Emerging market stocks also continued to be in vogue in the week ending Sept. 7, attracting inflows for the 10th straight week, BAML said.
Investor appetite for riskier assets showed no sign of diminishing, gravitating to higher rates of return as expectations of a U.S. interest rate hike this year remained relatively low and monetary policy elsewhere remained loose.
Markets are pricing in a less than a 1-in-5 chance that the U.S. Federal Reserve will hike rates this month, and little over a 50 percent chance of a move by the end of the year, according to CME FedWatch.
Investors poured $6.8 billion into corporate credit over the week, with investment-grade bond funds drawing inflows for 26 of the past 27 weeks and high-yield bond funds seeing inflows for nine of the past 10 weeks.

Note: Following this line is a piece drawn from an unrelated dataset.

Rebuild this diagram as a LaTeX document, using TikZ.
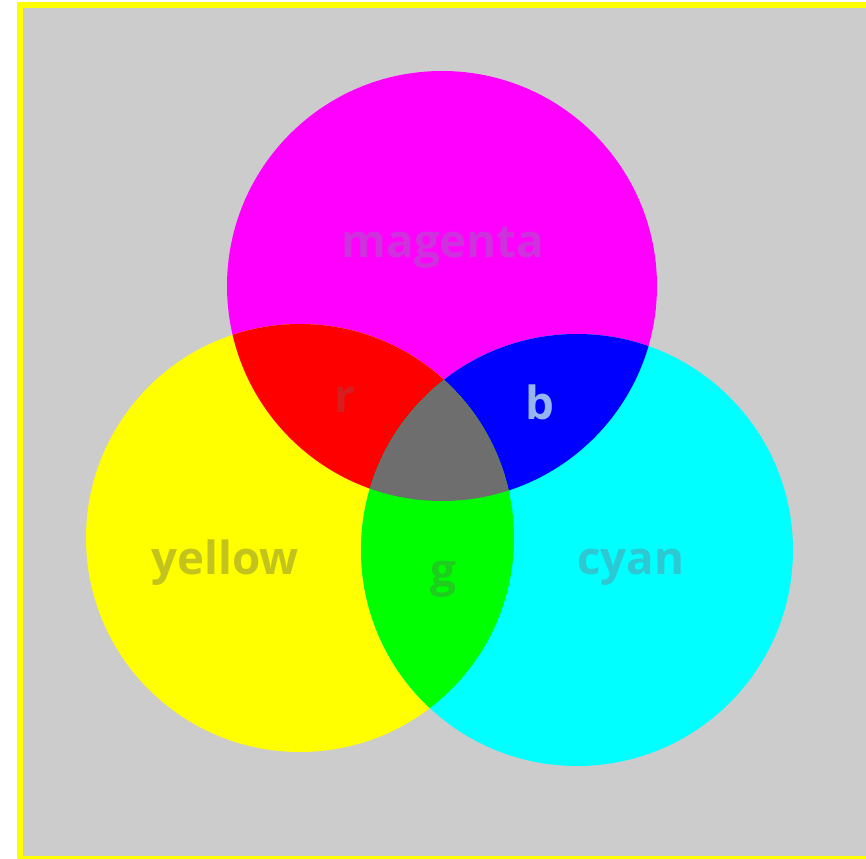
\documentclass[tikz,border=0pt]{standalone}
\usepackage{fontspec}
\setmainfont{Open Sans}
\definecolor{framey}{RGB}{255,255,0}
\definecolor{bggray}{RGB}{204,204,204}
\definecolor{cmag}{RGB}{255,0,255}
\definecolor{cyel}{RGB}{255,255,0}
\definecolor{ccya}{RGB}{0,255,255}
\definecolor{cred}{RGB}{255,0,0}
\definecolor{cblu}{RGB}{0,0,255}
\definecolor{cgrn}{RGB}{0,255,0}
\definecolor{cmid}{RGB}{110,110,110}
\usetikzlibrary{positioning}

\begin{document}
\begin{tikzpicture}[x=0.02cm,y=0.02cm,
  lbl/.style={anchor=base,inner sep=0pt,font=\fontsize{26}{26}\selectfont\bfseries}]

  \useasboundingbox (0,0) rectangle (866,859);
  % frame and background
  \fill[white] (0,0) rectangle (866,859);
  \fill[framey] (17,0) rectangle (866,857);
  \fill[bggray] (23,2.5) rectangle (866,851);

  \coordinate (mc) at (442,573);
  \coordinate (yc) at (300,321);
  \coordinate (cc) at (577,309);

  % the three discs
  \fill[cmag] (mc) circle (215);
  \fill[cyel] (yc) circle (214);
  \fill[ccya] (cc) circle (216);

  % two-way overlaps
  \begin{scope}
    \clip (mc) circle (215);
    \fill[cred] (yc) circle (214);
    \fill[cblu] (cc) circle (216);
  \end{scope}
  \begin{scope}
    \clip (yc) circle (214);
    \fill[cgrn] (cc) circle (216);
  \end{scope}
  % all three
  \begin{scope}
    \clip (mc) circle (215);
    \clip (yc) circle (214);
    \fill[cmid] (cc) circle (216);
  \end{scope}

  % labels
  \node[lbl,text={rgb,255:red,205;green,50;blue,220}] (lmag) at (443,601) {magenta};
  \node[lbl,text={rgb,255:red,215;green,30;blue,30}] (lr) at (345,446) {r};
  \node[lbl,text={rgb,255:red,150;green,180;blue,240}] (lb) at (540,439) {b};
  \node[lbl,text={rgb,255:red,195;green,195;blue,30}] (lyel) at (225,284) {yellow};
  \node[lbl,text={rgb,255:red,30;green,205;blue,30}] (lg) at (443,272) {g};
  \node[lbl,text={rgb,255:red,45;green,200;blue,210}] (lcya) at (631,284) {cyan};

\end{tikzpicture}
\end{document}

“Long live the credit boom,” BAML said in a note to clients. “A ‘bond shock’ - a fast, unexpected rise in yields - remains the key autumn risk for this crowded asset class.”
Low-risk developed market government bonds fund, such as U.S. Treasuries and German Bunds, saw $1.9 billion of outflows, the most in six months.
So-called bond proxies - equities that have safe, predictable returns - were also avoided, BAML said in a note titled “Bond proxies are passé”. Investment in utilites fell for the ninth straight month, the longest streak of outflows in six years. Commodities attracted net inflows - $1.1 billion - for the first time in four weeks, BAML said.
Money market funds continued to lose money, with outlows of $12.8 billion over the week, taking the total year-to-date outflows to just over $84 billion. Equity funds drew $0.2 billion, having attracted inflows for four of the past five weeks but having seen almost $130 billion of outflows so far this year.